Dès lors il est clair que la culture intellectuelle et morale des mères exerce une influence décisive sur les capacités de tous leurs enfants ; il est clair que les progrès ou le déclin des générations futures, que l’avenir de l’humanité dans son ensemble dépend au moins pour moitié du développement acquis par les femmes. Mais les seules facultés qui se développent sont les facultés qu’on exerce, celles que vous comprimez chez votre compagne, vous les rabougrissez d’avance chez vos successeurs. Si l’éducation des femmes les rend frivoles, elles feront passer la frivolité dans le sang de tous leurs enfants. Malgré ses timidités apparentes, souvent affectées, la femme est plus brave que l’homme, puisqu’en se mariant, elle marche au-devant de douleurs certaines et s’expose sciemment au péril de mort. Aussi le courage physique ne décline-t-il pas sous leur influence, mais si leur position dans la famille les contraint à se protéger par la ruse et par le mensonge, la sollicitude la plus éclairée et la plus tendre ne leur fera pas transmettre des instincts de franchise en héritage à leurs fils. Nul sans doute n’imaginera que leur condition de dépendance et d’impuissance dans la société civile soit de nature à faire naître chez leurs enfants ce courage viril, cette énergie, dont le défaut se fait sentir de nos jours à peu près partout.

Ce sont donc les qualités essentielles d’un être intelligent et libre, la raison et la volonté que l’éducation, dans l’intérêt de l’humanité tout entière, devrait s’appliquer avant toutes choses à cultiver dans l’éducation féminine, et non des charmes qui, vus de près, sont des défauts. Ici encore, les différences se feront assez jour d’elles-mêmes, nul besoin de les exagérer par une culture artificielle.

Et ces facultés sérieuses, ces talents de direction, d’administration qu’il convient de développer, ils s’atrophieront en dépit de l’éducation la plus rationnelle, s’ils n’ont pas l’occasion de se déployer dans la vie. Il faut que les mères s’exercent à toutes les tâches où les portent leurs facultés, si l’on veut mettre leurs enfants en état de les mieux remplir.

Enfin que l’esprit des deux sexes soit pareil ou qu’il diffère, que cette différence hypothétique implique ou non l’infériorité de l’un des deux, ceci du moins est incontestable : le sexe asservi compte dans ses rangs un nombre quelconque de capacités éminentes, et ces capacités sont généralement perdues pour la société dans son ensemble, si même, à défaut d’un emploi légitime, elles ne se dépensent pas dans quelque emploi malfaisant.
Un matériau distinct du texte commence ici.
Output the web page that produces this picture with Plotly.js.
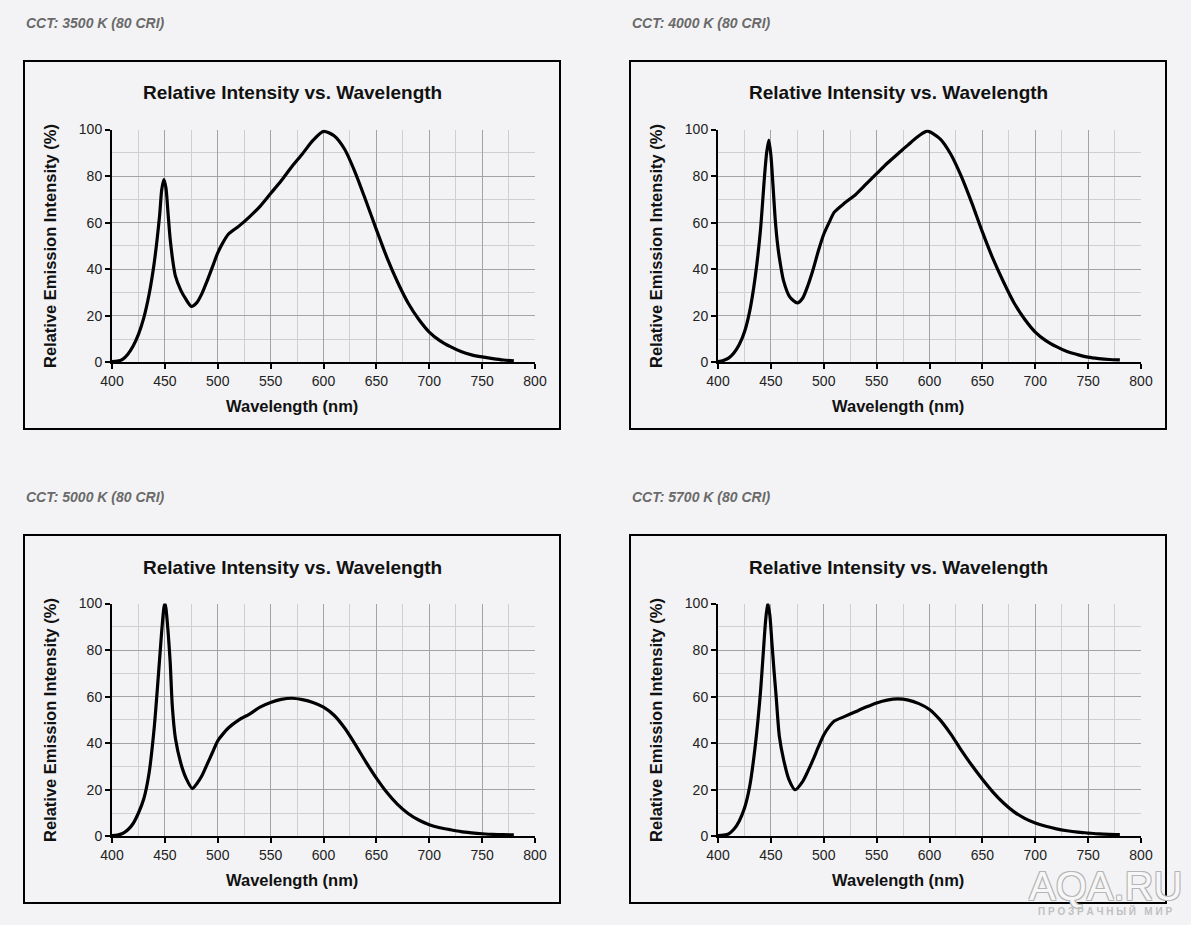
<!DOCTYPE html>
<html>
<head>
<meta charset="utf-8">
<script src="https://cdn.plot.ly/plotly-3.0.1.min.js"></script>
<style>
  html, body { margin: 0; padding: 0; background: #f3f3f5; }
  #chart { width: 1191px; height: 925px; }
</style>
</head>
<body>
<div id="chart"></div>
<script>
// ---- Data ----
const panelLabels = ["CCT: 3500 K (80 CRI)", "CCT: 4000 K (80 CRI)", "CCT: 5000 K (80 CRI)", "CCT: 5700 K (80 CRI)"];
const chartTitle = "Relative Intensity vs. Wavelength";
const xTitle = "Wavelength (nm)";
const yTitle = "Relative Emission Intensity (%)";

const wl35 = [400,405,410,415,420,425,430,435,440,445,447,449,451,453,455,458,460,465,470,475,480,485,490,495,500,505,510,520,530,540,550,560,570,580,590,600,610,620,630,640,650,660,670,680,690,700,710,720,730,740,750,760,770,780];
const i35  = [0.3,0.5,1.3,3.5,7,12,19,29,43,63,74,78.5,75,64,53,42,37,31,27,24,25.5,29.5,35,41,47,51.5,55,58.5,62.5,67,72.5,78,84,89.5,95.3,99.2,97.3,91.5,81.5,69.5,57,45,34.5,25.5,18.5,13,9.3,6.7,4.6,3.2,2.3,1.6,1.0,0.6];

const wl40 = [400,405,410,415,420,425,430,435,440,444,446,448,450,452,454,456,458,462,468,475,480,485,490,495,500,505,510,520,530,540,550,560,570,580,590,598,610,620,630,640,650,660,670,680,690,700,710,720,730,740,750,760,770,780];
const i40  = [0.3,0.8,1.8,4,7.5,13,22,36,56,80,90,95.5,89,76,62,52,45,35,28,25.5,27.5,33,40,48,55,60,64.5,68.5,72,76.5,81,85.5,89.5,93.5,97.3,99.3,96,89.5,80,68.5,56,44.5,34.5,25.5,18.5,13,9.3,6.7,4.6,3.3,2.2,1.6,1.2,1.0];

const wl50 = [400,405,410,415,420,425,430,435,440,443,445,447,449,450,451,453,455,457,460,465,470,476,480,485,490,495,500,505,510,520,530,540,550,560,570,580,590,600,610,620,630,640,650,660,670,680,690,700,710,720,730,740,750,760,770,780];
const i50  = [0.3,0.5,1.2,2.8,5.5,10,16,27,47,64,76,88,98,100,98,88,75,56,42,31.5,25,20.5,22.5,26,31,36,41,44,46.5,50,52.5,55.5,57.5,58.8,59.3,58.7,57.5,55.5,52,46.5,39.5,32,25,18.8,13.7,9.8,7,5,3.7,2.8,2,1.5,1.1,0.8,0.7,0.6];

const wl57 = [400,405,410,415,420,425,430,435,440,443,445,447,449,451,453,455,458,462,467,473,480,485,490,495,500,505,510,520,530,540,550,560,570,580,590,600,610,620,630,640,650,660,670,680,690,700,710,720,730,740,750,760,770,780];
const i57  = [0.3,0.5,1.0,3,6.5,12,21.5,38,61,80,92.5,100,95,83,71,60,43,33,24.5,20,23.5,28,33,38.5,43.5,47,49.5,51.5,53.5,55.5,57.3,58.5,59,58.5,57,54.5,50,44,37,30.5,24.5,19,14.3,10.5,7.7,5.7,4.3,3.2,2.4,1.8,1.4,1.0,0.8,0.7];

const xTicks = [400,450,500,550,600,650,700,750,800];
const yTicks = [0,20,40,60,80,100];

const seriesX = [wl35, wl40, wl50, wl57];
const seriesY = [i35, i40, i50, i57];

// ---- Layout helpers (pixel -> paper) ----
const W = 1191, H = 925;
const px = x => x / W;
const py = y => 1 - y / H;
const FONT = "Liberation Sans, Arial, Helvetica, sans-serif";
const BG = "#f3f3f5";

// panel offsets (pixels)
const offs = [[0,0],[606,0],[0,474],[606,474]];

const traces = [];
const layout = {
  width: W, height: H,
  margin: {l:0, r:0, t:0, b:0},
  paper_bgcolor: BG,
  plot_bgcolor: BG,
  showlegend: false,
  font: {family: FONT, color: "#222"},
  annotations: [],
  shapes: []
};

offs.forEach(([dx, dy], k) => {
  const n = k + 1;
  const xa = n === 1 ? "x" : "x" + n;
  const ya = n === 1 ? "y" : "y" + n;
  traces.push({
    type: "scatter", mode: "lines",
    x: seriesX[k], y: seriesY[k],
    xaxis: xa, yaxis: ya,
    line: {color: "#000", width: 3.2, shape: "spline", smoothing: 0.7},
    hoverinfo: "skip"
  });
  const common = {
    showgrid: true, gridcolor: "#a3a3a3", gridwidth: 1,
    showline: true, linecolor: "#000", linewidth: 2,
    ticks: "outside", ticklen: 5, tickwidth: 2, tickcolor: "#000",
    tickfont: {family: FONT, size: 14, color: "#222"},
    zeroline: false, fixedrange: true
  };
  layout["xaxis" + (n === 1 ? "" : n)] = Object.assign({}, common, {
    domain: [px(112 + dx), px(535 + dx)],
    anchor: ya,
    range: [xTicks[0], xTicks[xTicks.length - 1]],
    tickmode: "array", tickvals: xTicks, ticktext: xTicks.map(String),
    minor: {dtick: 25, tick0: 400, showgrid: true, gridcolor: "#cfcfcf", gridwidth: 1}
  });
  layout["yaxis" + (n === 1 ? "" : n)] = Object.assign({}, common, {
    domain: [py(362.3 + dy), py(129.5 + dy)],
    anchor: xa,
    range: [yTicks[0], yTicks[yTicks.length - 1]],
    tickmode: "array", tickvals: yTicks, ticktext: yTicks.map(String),
    minor: {dtick: 10, tick0: 0, showgrid: true, gridcolor: "#cfcfcf", gridwidth: 1}
  });

  // framed box
  layout.shapes.push({
    type: "rect", xref: "paper", yref: "paper",
    x0: px(24 + dx), x1: px(560 + dx), y0: py(429 + dy), y1: py(61 + dy),
    line: {color: "#000", width: 2}, fillcolor: "rgba(0,0,0,0)", layer: "below"
  });

  // panel label
  layout.annotations.push({
    xref: "paper", yref: "paper", x: px(24 + dx), y: py(23 + dy),
    xanchor: "left", yanchor: "middle", showarrow: false,
    text: "<b><i>" + panelLabels[k] + "</i></b>",
    font: {family: FONT, size: 14, color: "#6a6a6a"}
  });
  // chart title
  layout.annotations.push({
    xref: "paper", yref: "paper", x: px(292 + dx), y: py(93 + dy),
    xanchor: "center", yanchor: "middle", showarrow: false,
    text: "<b>" + chartTitle + "</b>",
    font: {family: FONT, size: 19, color: "#111"}
  });
  // y title
  layout.annotations.push({
    xref: "paper", yref: "paper", x: px(50 + dx), y: py(246 + dy),
    xanchor: "center", yanchor: "middle", showarrow: false, textangle: -90,
    text: "<b>" + yTitle + "</b>",
    font: {family: FONT, size: 16.5, color: "#111"}
  });
  // x title
  layout.annotations.push({
    xref: "paper", yref: "paper", x: px(292 + dx), y: py(406 + dy),
    xanchor: "center", yanchor: "middle", showarrow: false,
    text: "<b>" + xTitle + "</b>",
    font: {family: FONT, size: 16.5, color: "#111"}
  });
});

// watermark
layout.annotations.push({
  xref: "paper", yref: "paper", x: px(1105), y: py(886),
  xanchor: "center", yanchor: "middle", showarrow: false,
  text: "AQA.RU",
  font: {family: FONT, size: 40, color: "#f7f7f7",
         shadow: "1px 1px 0 #b5b5b5, -1px -1px 0 #b5b5b5, 1px -1px 0 #b5b5b5, -1px 1px 0 #b5b5b5"}
});
layout.annotations.push({
  xref: "paper", yref: "paper", x: px(1105), y: py(911),
  xanchor: "center", yanchor: "middle", showarrow: false,
  text: "<b>П Р О З Р А Ч Н Ы Й   М И Р</b>",
  font: {family: FONT, size: 10, color: "#c0c0c0"}
});

Plotly.newPlot("chart", traces, layout, {displayModeBar: false, staticPlot: true});
</script>
</body>
</html>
N’y eût-il qu’un esprit supérieur parmi les femmes contre dix chez leurs souverains, ce serait toujours dix pour cent de ses forces morales et sociales que la société perd en se privant de leur concours. Et dix pour cent serait-il une quantité négligeable ? Sommes-nous trop riches en talents et en vertus ? Avons-nous, dans la république, des sujets capables pour tous les emplois ? On ne peut répondre à cette question que par un soupir ou par un cri.

Donc en réclamant le droit de la femme, c’est-à-dire l’égalité, en demandant pour la femme l’accès à tous les emplois[1] ce n’est pas l’intérêt de la femme, c’est l’intérêt de son maître aveugle, de son maître infatué, de son maître imbécile, c’est l’intérêt de l’humanité tout entière que nous défendons. Jusqu’ici la loi sur la femme a été faite dans l’intérêt exclusif des hommes, à tel point qu’un grand nombre de ceux-ci ne comprennent pas qu’il puisse en être autrement. Mais cet égoïsme va contre son but ; en asservissant la femme, en mutilant l’esprit de la femme, l’homme se rend lui-même impuissant et malheureux.

Ceci est la plus grande question pratique imaginable. Il s’agit d’une moitié de l’humanité, il s’agit de la constitution même de l’humanité tout entière. Les questions de culte et d’éducation, de morale et d’art, de travail et de paix sociale, d’arbitrage et de paix internationale y sont renfermées. Aucune d’elles ne saurait être abordée avec succès tant qu’on ne sait pas de quoi l’humanité se compose et qui a qualité pour statuer. Les détenteurs des privilèges s’en doutent bien. L’immensité des intérêts engagés fait la force de ceux qui se refusent à la justice, et la franchise avec laquelle nous l’accusons est probablement maladroite. Mieux vaudrait peut-être, comme l’a fait entendre avec beaucoup de tact et d’esprit Mme Goegg au Congrès d’Émancipation de Paris, introduire le clou par la pointe, en concentrant l’effort sur les abus les plus révoltants. Notre excuse c’est que nous ne sommes pas des stratèges, mais des soldats. Le drapeau flotte, le soleil luit, la question se pose partout, elle avance partout, dans les pays neufs elle est presque liquidée. Le vin est tiré, il faut le boire.

Nous concluons donc que la différence des sexes est naturelle, non juridique. Nous estimons que la femme appartient à l’humanité, nous revendiquons pour elle tous les droits de l’humanité.



  1. Des médecins dont nous ne discutons point la compétence disent que par un travail intellectuel intense la jeune fille se rend impropre à la maternité. C’est fort possible ; mais il n’est pas nécessaire, il n’est pas même opportun que toutes les femmes deviennent mères. Il appartient à chacune de choisir pour soi. Mais une culture, un exercice suffisant au plein développement de l’intelligence et du caractère ne sauraient nuire par eux-mêmes à l’intégrité des fonctions corporelles.